In New York, activism has been particularly scarce since the demise of ACT-UP and the Lesbian Avengers. There were two or three big demos protested the Iraq War. A handful of folks denounced torture. Domestic spying is submitted to with barely a peep. Wall Street was occupied briefly then abandoned. After the Trayvon Martin verdict there were a few protests, but no budding movement. As humans, as Americans, it seems we've lost our hearts. We're dead in the water. Play taps or some old spiritual. Let's get it over with. Though maybe I'm missing something. Maybe there's some underground thing getting ready to bloom, though I doubt it.
The old tricks don't seem to work any more.

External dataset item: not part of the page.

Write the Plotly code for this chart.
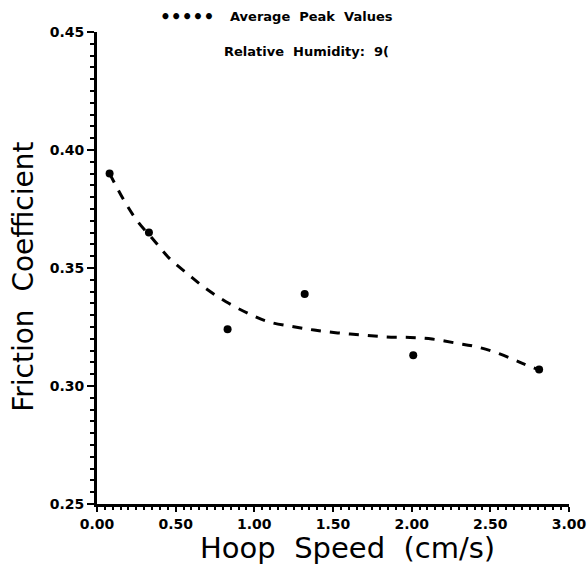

In the U.S., we relied too long on identity politics to fuel progressive movements, rallying people around race, sexual orientation, gender. As if the categories had some independent existence tapping into hidden wells of Power. Raise your fist in the Black Power salute. Burn something like a bra. Or don't. Post-modern and queer theories seem to put the existence of any identity, especially the lesbian one, on the same plane as unicorns. Our lives are performed, not lived. They are as flexible and fluid as any Coney Island contortionist. No matter that the street tells us different, and the consequences of identity aren't flexible at all. Violence, rape, poverty of whole classes of people. Disenfranchisement.
And yet, and yet, what do we have in common? Females are just creatures with two mounds on their chests and reproductive organs conveniently tucked away. Even so, I get chased out of women's restrooms. Get called sir half the time in the street when my hair is short. Not that dykes embrace each other. We're too this or too that. Not enough of the other thing.
Likewise, nothing unites African Americans and other racial minorities but skin. Scratch beneath it and what do you have? More skin. And then flesh and icky stuff. Blood. And bones. It is only abstractions that are shared. The invisible web of history, and culture, or experience. Things that must be continually taught, continually explored. Whether the lesson comes from a bigot and is one of shame. Or something to celebrate, taught by somebody inside the community reminding us survival itself is reason enough for pride. We did it. You can, too.
Identity is largely an act of the imagination, filtered through imponderable flesh. It's a dream we deny the need for, but can't live without.